Sarah Nuttall | |
Occupation: | Professor at University of the Witwatersrand |
Spouse: | Achille Mbembe |
Discipline: | Literary studies Cultural studies |
Education: | University of Natal University of Cape Town |
Alma Mater: | University of Oxford (DPhil) |
Doctoral Advisor: | Kate Flint |
Main Interests: | Visual culture and aesthetics, memory, urban theory, autobiography |
Workplaces: | Stellenbosch University, University of the Witwatersrand |
Awards: | Rhodes Scholarship |
Birth Place: | Durban, South Africa |
Sarah Nuttall is a South African academic and cultural critic who is professor of literary and cultural studies at the University of the Witwatersrand. She was director of the Wits Institute for Social and Economic Research from 2013 to 2022. She has published widely about post-apartheid South Africa, including on topics in literary theory, cultural theory, urban theory, and aesthetics.
Born in Durban, Nuttall is the daughter of Jolyon Nuttall, a journalist and newspaper manager; his father, in turn, was Neville Nuttall, a columnist, teacher, and close friend of Alan Paton's.[1] [2]
Nuttall completed a bachelor's degree at the University of Natal and a master's degree at the University of Cape Town.[3] Come of age at the height of apartheid, she was involved in anti-apartheid student politics while at university. In 1994, she completed her PhD at University of Oxford, where was supervised by Kate Flint, mentored by Liz Gunner, and funded by a Rhodes Scholarship.
Between 1997 and 2001, Nuttall was a lecturer in the English department at Stellenbosch University. In 2001, she moved to the University of the Witwatersrand (Wits) to join the Wits Institute for Social and Economic Research (WiSER) as a senior researcher, a position she held until 2010. During this period, in 2003, the Mail & Guardian named Nuttall as one of five academics expected to "emerge as key figures in our public life over the next 10 years", in Nuttall's case as a "literature specialist... pushing the boundaries of social and cultural analysis".[4]
In 2011, Nuttall left Wits and WiSER to return, briefly, to Stellenbosch; she was appointed director of WiSER in early 2013. She said that at WiSER she would attempt to "desegregate the conversations, bringing in people around the table and making sure the conversations are as wide as possible". She served two terms as WiSER director, leaving the office at the and 2022.[5] She retained her research position at the institute and remained a professor of literary and cultural studies at Wits.[6] She also has an appointment at the European Graduate School and is a member of the Academy of Science of South Africa.[7]

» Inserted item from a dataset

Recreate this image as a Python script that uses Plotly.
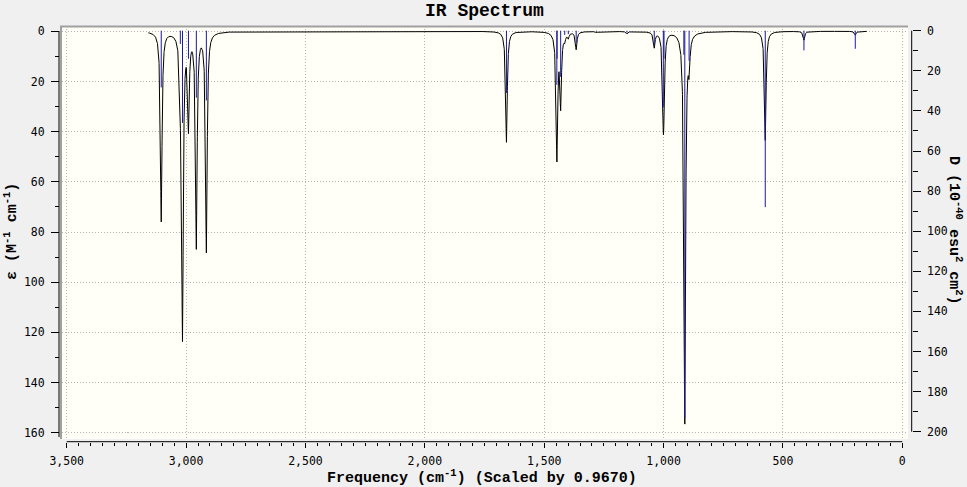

Nuttall's 2009 monograph, Entanglement: Literary and Cultural Reflections on Post-apartheid, is a collection of essays about post-apartheid South Africa, loosely connected by the theme of "entanglement", which Nuttall defined as "a critical sub-terrain of latent potential in the post-apartheid context".[8] Describing the post-apartheid moment as a "world of surfaces", Nuttall argued that articulating and interpreting that moment required horizontal rather than symptomatic readings, renewed interested in literalism, eschewing the "apartheid optic", and giving texts "surfaces" akin to visual art.
Nuttall edited Beautiful Ugly: African and Diaspora Aesthetics (2007), a collection of essays on African aesthetics,[9] which won the 2007 Arnold Rubin Outstanding Publication Award.[10] She has also co-edited several collections, including Negotiating the Past: The Making of Memory in South Africa (1998) with Carli Coetzee, about the production of memory in post-apartheid South Africa;[11] and, with Liz McGregor, At Risk (2007) and Load Shedding (2009), two collections of essays about contemporary life in South Africa.[12] With her husband, Achille Mbembe, she has written about Johannesburg as an Afropolis,[13] [14] and Nuttall and Mbembe co-edited Johannesburg: The Elusive Metropolis (2008), an influential book about the city.[15]
Nuttall and Mbembe met in Nairobi in 1997; met again when Nuttall was at Stellenbosch, while Mbembe was in Cape Town writing On the Postcolony; and worked together at WiSER. They live in Johannesburg and have two children.